• _Provided data_
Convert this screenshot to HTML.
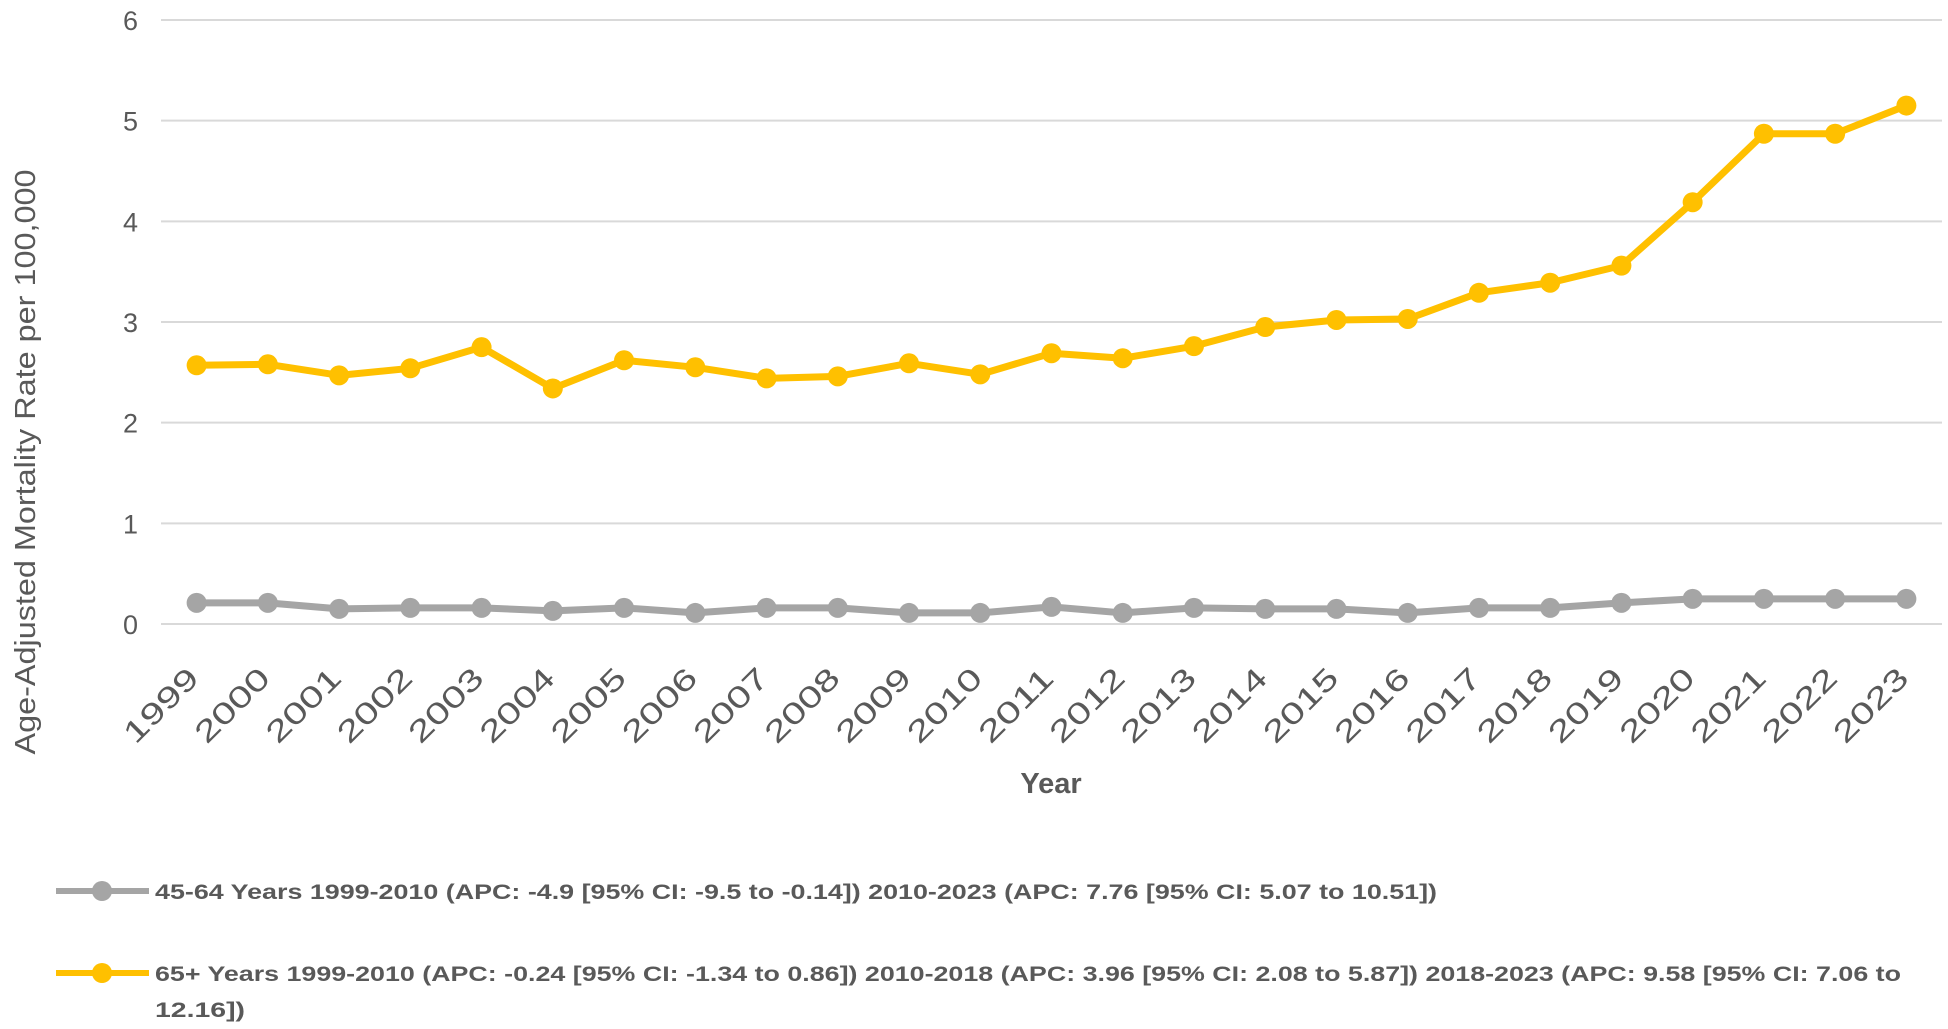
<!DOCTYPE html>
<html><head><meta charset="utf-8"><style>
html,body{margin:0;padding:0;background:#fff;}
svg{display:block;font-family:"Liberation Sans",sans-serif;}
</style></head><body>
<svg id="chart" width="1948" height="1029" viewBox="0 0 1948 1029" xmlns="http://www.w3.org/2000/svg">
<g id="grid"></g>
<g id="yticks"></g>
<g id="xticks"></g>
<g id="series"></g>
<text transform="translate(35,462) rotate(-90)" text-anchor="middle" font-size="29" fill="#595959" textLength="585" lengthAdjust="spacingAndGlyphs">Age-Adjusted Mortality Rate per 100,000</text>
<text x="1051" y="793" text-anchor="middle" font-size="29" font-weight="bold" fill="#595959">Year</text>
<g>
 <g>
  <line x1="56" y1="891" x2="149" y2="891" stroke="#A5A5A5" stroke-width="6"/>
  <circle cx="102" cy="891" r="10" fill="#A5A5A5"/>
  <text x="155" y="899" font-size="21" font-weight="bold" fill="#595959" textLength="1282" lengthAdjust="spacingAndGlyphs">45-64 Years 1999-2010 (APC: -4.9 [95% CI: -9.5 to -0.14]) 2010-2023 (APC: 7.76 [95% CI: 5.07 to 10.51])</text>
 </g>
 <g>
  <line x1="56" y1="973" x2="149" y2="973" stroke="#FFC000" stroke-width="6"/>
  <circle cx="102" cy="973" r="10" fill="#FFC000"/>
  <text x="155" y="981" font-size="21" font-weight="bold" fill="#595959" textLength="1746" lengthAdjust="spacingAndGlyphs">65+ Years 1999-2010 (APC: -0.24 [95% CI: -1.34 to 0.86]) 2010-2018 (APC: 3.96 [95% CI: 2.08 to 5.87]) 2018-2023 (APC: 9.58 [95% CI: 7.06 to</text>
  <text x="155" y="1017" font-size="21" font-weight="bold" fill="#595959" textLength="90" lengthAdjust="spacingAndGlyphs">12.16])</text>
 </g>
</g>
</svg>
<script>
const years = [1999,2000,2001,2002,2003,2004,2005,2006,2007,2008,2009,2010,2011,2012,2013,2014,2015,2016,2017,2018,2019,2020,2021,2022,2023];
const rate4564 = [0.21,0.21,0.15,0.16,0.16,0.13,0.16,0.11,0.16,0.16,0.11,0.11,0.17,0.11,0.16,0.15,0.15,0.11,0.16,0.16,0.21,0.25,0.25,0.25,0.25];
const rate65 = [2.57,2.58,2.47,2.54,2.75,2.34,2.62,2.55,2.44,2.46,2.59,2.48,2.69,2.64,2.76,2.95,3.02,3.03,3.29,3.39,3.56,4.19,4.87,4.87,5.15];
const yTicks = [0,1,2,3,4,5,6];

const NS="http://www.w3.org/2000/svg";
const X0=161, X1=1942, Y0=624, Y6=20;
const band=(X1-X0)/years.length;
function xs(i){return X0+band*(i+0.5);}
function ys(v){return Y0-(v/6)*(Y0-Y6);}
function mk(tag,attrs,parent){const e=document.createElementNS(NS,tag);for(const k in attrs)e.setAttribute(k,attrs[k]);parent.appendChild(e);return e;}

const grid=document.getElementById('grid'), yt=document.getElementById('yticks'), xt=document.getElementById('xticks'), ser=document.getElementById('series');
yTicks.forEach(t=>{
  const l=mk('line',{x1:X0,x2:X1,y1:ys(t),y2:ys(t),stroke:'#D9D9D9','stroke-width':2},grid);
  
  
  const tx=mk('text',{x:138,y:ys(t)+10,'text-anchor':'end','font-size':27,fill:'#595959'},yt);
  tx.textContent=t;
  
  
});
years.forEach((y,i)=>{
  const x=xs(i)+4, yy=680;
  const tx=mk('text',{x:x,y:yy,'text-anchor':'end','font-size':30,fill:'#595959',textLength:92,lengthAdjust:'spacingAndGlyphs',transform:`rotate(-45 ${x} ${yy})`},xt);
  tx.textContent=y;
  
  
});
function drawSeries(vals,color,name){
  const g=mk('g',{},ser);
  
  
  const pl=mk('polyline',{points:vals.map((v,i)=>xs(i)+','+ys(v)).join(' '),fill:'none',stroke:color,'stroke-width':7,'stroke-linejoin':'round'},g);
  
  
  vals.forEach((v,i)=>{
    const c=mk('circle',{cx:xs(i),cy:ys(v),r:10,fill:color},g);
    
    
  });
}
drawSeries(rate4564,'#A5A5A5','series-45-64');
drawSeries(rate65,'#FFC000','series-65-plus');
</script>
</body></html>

• _The request_
Copy out all the data without changing anything, and drop the pictures.

• _Full answer_
Convert this screenshot to HTML.
<!DOCTYPE html>
<html><head><meta charset="utf-8"><style>
html,body{margin:0;padding:0;background:#fff;}
svg{display:block;font-family:"Liberation Sans",sans-serif;}
</style></head><body>
<svg id="chart" width="1948" height="1029" viewBox="0 0 1948 1029" xmlns="http://www.w3.org/2000/svg">
<g id="grid"></g>
<g id="yticks"></g>
<g id="xticks"></g>
<g id="series"></g>
<text transform="translate(35,462) rotate(-90)" text-anchor="middle" font-size="29" fill="#595959" textLength="585" lengthAdjust="spacingAndGlyphs">Age-Adjusted Mortality Rate per 100,000</text>
<text x="1051" y="793" text-anchor="middle" font-size="29" font-weight="bold" fill="#595959">Year</text>
<g>
 <g>
  <line x1="56" y1="891" x2="149" y2="891" stroke="#A5A5A5" stroke-width="6"/>
  <circle cx="102" cy="891" r="10" fill="#A5A5A5"/>
  <text x="155" y="899" font-size="21" font-weight="bold" fill="#595959" textLength="1282" lengthAdjust="spacingAndGlyphs">45-64 Years 1999-2010 (APC: -4.9 [95% CI: -9.5 to -0.14]) 2010-2023 (APC: 7.76 [95% CI: 5.07 to 10.51])</text>
 </g>
 <g>
  <line x1="56" y1="973" x2="149" y2="973" stroke="#FFC000" stroke-width="6"/>
  <circle cx="102" cy="973" r="10" fill="#FFC000"/>
  <text x="155" y="981" font-size="21" font-weight="bold" fill="#595959" textLength="1746" lengthAdjust="spacingAndGlyphs">65+ Years 1999-2010 (APC: -0.24 [95% CI: -1.34 to 0.86]) 2010-2018 (APC: 3.96 [95% CI: 2.08 to 5.87]) 2018-2023 (APC: 9.58 [95% CI: 7.06 to</text>
  <text x="155" y="1017" font-size="21" font-weight="bold" fill="#595959" textLength="90" lengthAdjust="spacingAndGlyphs">12.16])</text>
 </g>
</g>
</svg>
<script>
const years = [1999,2000,2001,2002,2003,2004,2005,2006,2007,2008,2009,2010,2011,2012,2013,2014,2015,2016,2017,2018,2019,2020,2021,2022,2023];
const rate4564 = [0.21,0.21,0.15,0.16,0.16,0.13,0.16,0.11,0.16,0.16,0.11,0.11,0.17,0.11,0.16,0.15,0.15,0.11,0.16,0.16,0.21,0.25,0.25,0.25,0.25];
const rate65 = [2.57,2.58,2.47,2.54,2.75,2.34,2.62,2.55,2.44,2.46,2.59,2.48,2.69,2.64,2.76,2.95,3.02,3.03,3.29,3.39,3.56,4.19,4.87,4.87,5.15];
const yTicks = [0,1,2,3,4,5,6];

const NS="http://www.w3.org/2000/svg";
const X0=161, X1=1942, Y0=624, Y6=20;
const band=(X1-X0)/years.length;
function xs(i){return X0+band*(i+0.5);}
function ys(v){return Y0-(v/6)*(Y0-Y6);}
function mk(tag,attrs,parent){const e=document.createElementNS(NS,tag);for(const k in attrs)e.setAttribute(k,attrs[k]);parent.appendChild(e);return e;}

const grid=document.getElementById('grid'), yt=document.getElementById('yticks'), xt=document.getElementById('xticks'), ser=document.getElementById('series');
yTicks.forEach(t=>{
  const l=mk('line',{x1:X0,x2:X1,y1:ys(t),y2:ys(t),stroke:'#D9D9D9','stroke-width':2},grid);
  
  
  const tx=mk('text',{x:138,y:ys(t)+10,'text-anchor':'end','font-size':27,fill:'#595959'},yt);
  tx.textContent=t;
  
  
});
years.forEach((y,i)=>{
  const x=xs(i)+4, yy=680;
  const tx=mk('text',{x:x,y:yy,'text-anchor':'end','font-size':30,fill:'#595959',textLength:92,lengthAdjust:'spacingAndGlyphs',transform:`rotate(-45 ${x} ${yy})`},xt);
  tx.textContent=y;
  
  
});
function drawSeries(vals,color,name){
  const g=mk('g',{},ser);
  
  
  const pl=mk('polyline',{points:vals.map((v,i)=>xs(i)+','+ys(v)).join(' '),fill:'none',stroke:color,'stroke-width':7,'stroke-linejoin':'round'},g);
  
  
  vals.forEach((v,i)=>{
    const c=mk('circle',{cx:xs(i),cy:ys(v),r:10,fill:color},g);
    
    
  });
}
drawSeries(rate4564,'#A5A5A5','series-45-64');
drawSeries(rate65,'#FFC000','series-65-plus');
</script>
</body></html>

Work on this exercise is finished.